You can think about it as of Twitter Bootstrap for government websites.

It depends on what you're trying to achieve. US Government sites aren't about creating an artistic experience. It's more important that digital services are delivered consistently and give citizens a good UX. As an experience, the design hinges on creating trust, accessibility, and being able to carry what you've learned about the interface to different sites. These things won't degrade easily with time. For instance, the significance of the color blue won't change rapidly (barring a large scale invasion by blue extraterrestrials).
As a designer, my job isn't to "design a website," it is to design patterns of UI/UX and a framework to build new features and interactions for a particular application. Basically, a designer's first job is to design the lego blocks. Then she can build stuff with it.

The application in this case is the U.S. Government. The purpose of this design is to provide the lego blocks and framework for developers and designers to build an interaction layer for the federal government.

No, it's fullfilled. The design of the average table, pencil, glass, fork, spoon, text-based book etc. is fairly standard (save for few ornamental details).

That's not because its purpose is lost for design conformity, but because those are peak designs that work best for what they need to do.
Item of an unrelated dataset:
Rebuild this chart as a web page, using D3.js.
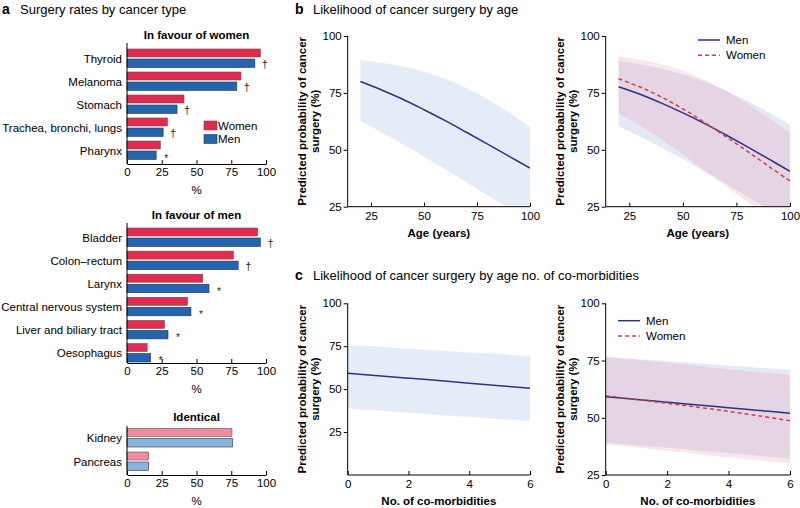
<!DOCTYPE html>
<html><head><meta charset="utf-8">
<script src="https://cdn.jsdelivr.net/npm/d3@7"></script>
<style>body{margin:0;background:#fff}svg{font-family:"Liberation Sans",Arial,sans-serif}</style>
</head><body>
<svg id="c" width="800" height="508"></svg>
<script>
// ---------- DATA ----------
const womenFavCats = ["Thyroid","Melanoma","Stomach","Trachea, bronchi, lungs","Pharynx"];
const womenFavWomen = [96,82,41,29,24];
const womenFavMen = [92,79,36,26,21];
const womenFavSig = ["†","†","†","†","*"];

const menFavCats = ["Bladder","Colon–rectum","Larynx","Central nervous system","Liver and biliary tract","Oesophagus"];
const menFavWomen = [94,76.5,54.5,43.5,27,14.5];
const menFavMen = [96,80,59,46,29.5,17];
const menFavSig = ["†","†","*","*","*","*"];

const identCats = ["Kidney","Pancreas"];
const identWomen = [75.5,15.5];
const identMen = [76,15.5];

const pctTicks = [0,25,50,75,100];

const ageGrid = [20,30,40,50,60,70,80,90,100];
const bAllFit = [80,76.3,72.2,67.6,62.8,57.7,52.5,47.2,42];
const bAllUp  = [89.5,88.2,86.6,84.4,81.2,77.1,72.1,66.4,60];
const bAllLo  = [62.5,57.6,52.4,47,41.4,35.7,29.9,24.3,19];
const bMenFit = [77.7,74.4,70.5,66.2,61.6,56.6,51.4,46,40.5];
const bMenUp  = [89,87.6,85.6,83.1,80,76.1,71.6,66.5,61];
const bMenLo  = [60.5,55.9,51,46,40.6,35.1,29.5,24,18.5];
const bWomFit = [81.2,77.6,73.2,68,62.1,55.8,49.4,42.8,36.3];
const bWomUp  = [91,89.6,87.6,84.7,80.8,76,70.2,64,57.4];
const bWomLo  = [66,60.6,54.6,48,41,34,27.2,21,15];
const ageTicks = [25,50,75,100];

const comGrid = [0,1,2,3,4,5,6];
const cAllFit = [59.2,57.8,56.4,55,53.5,52,50.5];
const cAllUp  = [75.7,74.7,73.6,72.5,71.4,70.4,69.3];
const cAllLo  = [38.8,37.5,36.2,35,33.8,32.6,31.4];
const cMenFit = [59.2,58,56.8,55.6,54.4,53.2,52];
const cMenUp  = [76.7,75.7,74.8,73.8,72.8,71.9,70.9];
const cMenLo  = [39.1,38,36.9,35.7,34.5,33.4,32.3];
const cWomFit = [59.6,58,56.3,54.6,52.8,50.8,48.7];
const cWomUp  = [76.5,75.3,74,72.6,71.2,70,68.7];
const cWomLo  = [38.5,37,35.6,34.1,32.6,31.3,30.1];
const comTicks = [0,2,4,6];
const probTicks = [25,50,75,100];

// ---------- STYLE ----------
const WOMEN = "#e52a50", MEN = "#2365b0", WOMEN_L = "#f28ba0", MEN_L = "#88b3dc";
const NAVY = "#2e3182", RED = "#d23c4a";
const svg = d3.select("#c");

function heading(letter, text, x, y){
  svg.append("text").attr("x",x).attr("y",y).attr("font-size",14).attr("font-weight","bold").text(letter);
  svg.append("text").attr("x",x+18).attr("y",y).attr("font-size",13).text(text);
}
heading("a","Surgery rates by cancer type",2,14);
heading("b","Likelihood of cancer surgery by age",295,14);
heading("c","Likelihood of cancer surgery by age no. of co-morbidities",295,280);

// ---------- BAR PANELS ----------
const bx = d3.scaleLinear().domain([0,100]).range([127,266]);
function barPanel(cfg){
  const {cats, women, men, sig, title, titleY, top, bottom, c0, c1, light} = cfg;
  const g = svg.append("g");
  const yc = d3.scalePoint().domain(cats).range([c0,c1]);
  g.append("text").attr("x",196.5).attr("y",titleY).attr("text-anchor","middle")
    .attr("font-size",11.5).attr("font-weight","bold").text(title);
  cats.forEach((c,i)=>{
    const cy = yc(c);
    g.append("rect").attr("x",bx(0)).attr("y",cy-9.5).attr("width",bx(women[i])-bx(0)).attr("height",8)
      .attr("fill",light?WOMEN_L:WOMEN).attr("stroke","#555").attr("stroke-width",0.6);
    g.append("rect").attr("x",bx(0)).attr("y",cy+0.5).attr("width",bx(men[i])-bx(0)).attr("height",8.5)
      .attr("fill",light?MEN_L:MEN).attr("stroke","#333").attr("stroke-width",0.6);
    g.append("text").attr("x",122).attr("y",cy+4).attr("text-anchor","end").attr("font-size",11.5).text(c);
    if(sig){
      g.append("text").attr("x",bx(men[i])+10).attr("y",cy+(sig[i]==="*"?11:9)).attr("text-anchor","middle")
        .attr("font-size",sig[i]==="*"?10:11).attr("fill","#222").text(sig[i]);
    }
  });
  const ax = g.append("g").attr("transform",`translate(0,${bottom})`)
    .call(d3.axisBottom(bx).tickValues(pctTicks).tickSizeInner(-4).tickSizeOuter(0).tickPadding(4));
  ax.select(".domain").attr("stroke","#000");
  ax.selectAll("text").attr("font-size",11.5).attr("font-family",null);
  g.append("line").attr("x1",bx(0)).attr("x2",bx(0)).attr("y1",top).attr("y2",bottom).attr("stroke","#000");
  g.append("text").attr("x",196.5).attr("y",bottom+30).attr("text-anchor","middle").attr("font-size",11.5).text("%");
}
barPanel({cats:womenFavCats,women:womenFavWomen,men:womenFavMen,sig:womenFavSig,title:"In favour of women",titleY:39,top:43,bottom:164,c0:58.5,c1:150.5});
barPanel({cats:menFavCats,women:menFavWomen,men:menFavMen,sig:menFavSig,title:"In favour of men",titleY:219,top:223,bottom:363,c0:237.5,c1:353});
barPanel({cats:identCats,women:identWomen,men:identMen,title:"Identical",titleY:421,top:426,bottom:475,c0:438,c1:461.5,light:true});

svg.append("rect").attr("x",204).attr("y",121).attr("width",13).attr("height",9).attr("fill",WOMEN).attr("stroke","#555").attr("stroke-width",0.6);
svg.append("text").attr("x",218).attr("y",129.5).attr("font-size",11.5).text("Women");
svg.append("rect").attr("x",204).attr("y",134.5).attr("width",13).attr("height",9).attr("fill",MEN).attr("stroke","#333").attr("stroke-width",0.6);
svg.append("text").attr("x",218).attr("y",143).attr("font-size",11.5).text("Men");

// ---------- LINE PANELS ----------
let clipId = 0;
function linePanel(cfg){
  const {xDom, xr, yDom, yr, xTicks, yTicks, xTitle, xTitleY, grid, series, legend} = cfg;
  const x = d3.scaleLinear().domain(xDom).range(xr);
  const y = d3.scaleLinear().domain(yDom).range(yr);
  const g = svg.append("g");
  const id = "clip"+(clipId++);
  svg.append("clipPath").attr("id",id).append("rect")
    .attr("x",xr[0]).attr("y",yr[1]).attr("width",xr[1]-xr[0]).attr("height",yr[0]-yr[1]);
  const plot = g.append("g").attr("clip-path",`url(#${id})`);
  const area = d3.area().x((d,i)=>x(grid[i])).y0(d=>y(d[0])).y1(d=>y(d[1])).curve(d3.curveCatmullRom);
  const line = d3.line().x((d,i)=>x(grid[i])).y(d=>y(d)).curve(d3.curveCatmullRom);
  series.forEach(s=>{
    plot.append("path").datum(s.lo.map((v,i)=>[v,s.up[i]])).attr("d",area)
      .attr("fill",s.band).attr("fill-opacity",s.bandOp);
  });
  series.forEach(s=>{
    plot.append("path").datum(s.fit).attr("d",line).attr("fill","none")
      .attr("stroke",s.color).attr("stroke-width",1.5).attr("stroke-dasharray",s.dash||null);
  });
  const ax = g.append("g").attr("transform",`translate(0,${yr[0]})`)
    .call(d3.axisBottom(x).tickValues(xTicks).tickFormat(d3.format("d")).tickSizeInner(-4).tickSizeOuter(0).tickPadding(5));
  ax.selectAll("text").attr("font-size",11.5).attr("font-family",null);
  const ay = g.append("g").attr("transform",`translate(${xr[0]},0)`)
    .call(d3.axisLeft(y).tickValues(yTicks).tickFormat(d3.format("d")).tickSizeInner(4).tickSizeOuter(0).tickPadding(2));
  ay.selectAll("text").attr("font-size",11.5).attr("font-family",null);
  ay.select(".domain").remove(); ax.select(".domain").remove();
  g.append("line").attr("x1",xr[0]).attr("x2",xr[0]).attr("y1",yr[1]).attr("y2",yr[0]).attr("stroke","#000");
  g.append("line").attr("x1",xr[0]).attr("x2",xr[1]).attr("y1",yr[0]).attr("y2",yr[0]).attr("stroke","#000");
  g.append("text").attr("x",(xr[0]+xr[1])/2).attr("y",xTitleY).attr("text-anchor","middle")
    .attr("font-size",11.5).attr("font-weight","bold").text(xTitle);
  const yc = (yr[0]+yr[1])/2;
  const lines = ["Predicted probability of cancer","surgery (%)"];
  lines.forEach((t,i)=>{
    g.append("text").attr("transform",`translate(${xr[0]-46+i*13.3},${yc}) rotate(-90)`)
      .attr("text-anchor","middle").attr("dominant-baseline","central")
      .attr("font-size",11.5).attr("font-weight","bold").text(t);
  });
  if(legend){
    series.forEach((s,i)=>{
      const ly = legend.y + i*15.3;
      g.append("line").attr("x1",legend.x).attr("x2",legend.x+22).attr("y1",ly).attr("y2",ly)
        .attr("stroke",s.color).attr("stroke-width",1.5).attr("stroke-dasharray",s.dash||null);
      g.append("text").attr("x",legend.x+28).attr("y",ly+4).attr("font-size",11.5).text(s.name);
    });
  }
}
const bandAll = {band:"#d6e3f2",bandOp:0.65};
linePanel({xDom:[14,100],xr:[347.7,530],yDom:[25,100],yr:[206.7,36],xTicks:ageTicks,yTicks:probTicks,
  xTitle:"Age (years)",xTitleY:237,grid:ageGrid,
  series:[{name:"Men",fit:bAllFit,up:bAllUp,lo:bAllLo,color:NAVY,...bandAll}]});
linePanel({xDom:[14,100],xr:[605.7,790],yDom:[25,100],yr:[206.7,36],xTicks:ageTicks,yTicks:probTicks,
  xTitle:"Age (years)",xTitleY:237,grid:ageGrid,legend:{x:698,y:40},
  series:[{name:"Men",fit:bMenFit,up:bMenUp,lo:bMenLo,color:NAVY,band:"#6e82c8",bandOp:0.18},
          {name:"Women",fit:bWomFit,up:bWomUp,lo:bWomLo,color:RED,dash:"4,3",band:"#e6869a",bandOp:0.2}]});
linePanel({xDom:[0,6],xr:[347.7,530],yDom:[0,100],yr:[475,303.3],xTicks:comTicks,yTicks:probTicks,
  xTitle:"No. of co-morbidities",xTitleY:505,grid:comGrid,
  series:[{name:"Men",fit:cAllFit,up:cAllUp,lo:cAllLo,color:NAVY,...bandAll}]});
linePanel({xDom:[0,6],xr:[605.7,790],yDom:[25,100],yr:[475,303.3],xTicks:comTicks,yTicks:probTicks,
  xTitle:"No. of co-morbidities",xTitleY:505,grid:comGrid,legend:{x:618,y:320.7},
  series:[{name:"Men",fit:cMenFit,up:cMenUp,lo:cMenLo,color:NAVY,band:"#6e82c8",bandOp:0.18},
          {name:"Women",fit:cWomFit,up:cWomUp,lo:cWomLo,color:RED,dash:"4,3",band:"#e6869a",bandOp:0.2}]});
</script>
</body></html>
The only purpose design for government sites has is to be able to give information quickly and in a legible and accessible way. No artistic ambitions here. That can be standardized very well.

> average table, pencil, glass, fork, spoon, text-based book etc. is fairly standard (save for few ornamental details).

Except that's the point of the OP's comment. These items actually do not have any explicitly declared standard like this design standard published by the government. Design became standardized through people landing on a good design, not through a government mandate.

>Except that's the point of the OP's comment.

I don't think that that's his point -- I see this as orthogonal to whether there is a standard or not.

The reason those don't have a standard is merely because they are so simple they don't need a full document to describe them.

And I don't see a clash between a "goverment mandate" and "design", since in this case the government mandate is exactly a design, that is, the work and output of a set of designers working for the government.

It's not like some random bureucrat that knows nothing about the web created the standard.

Not if the purpose is to communicate more effectively and be more usable to more people.
No? Why would it be? What is design's purpose in your mind?
I think this is a "style guide" and not a "design standard".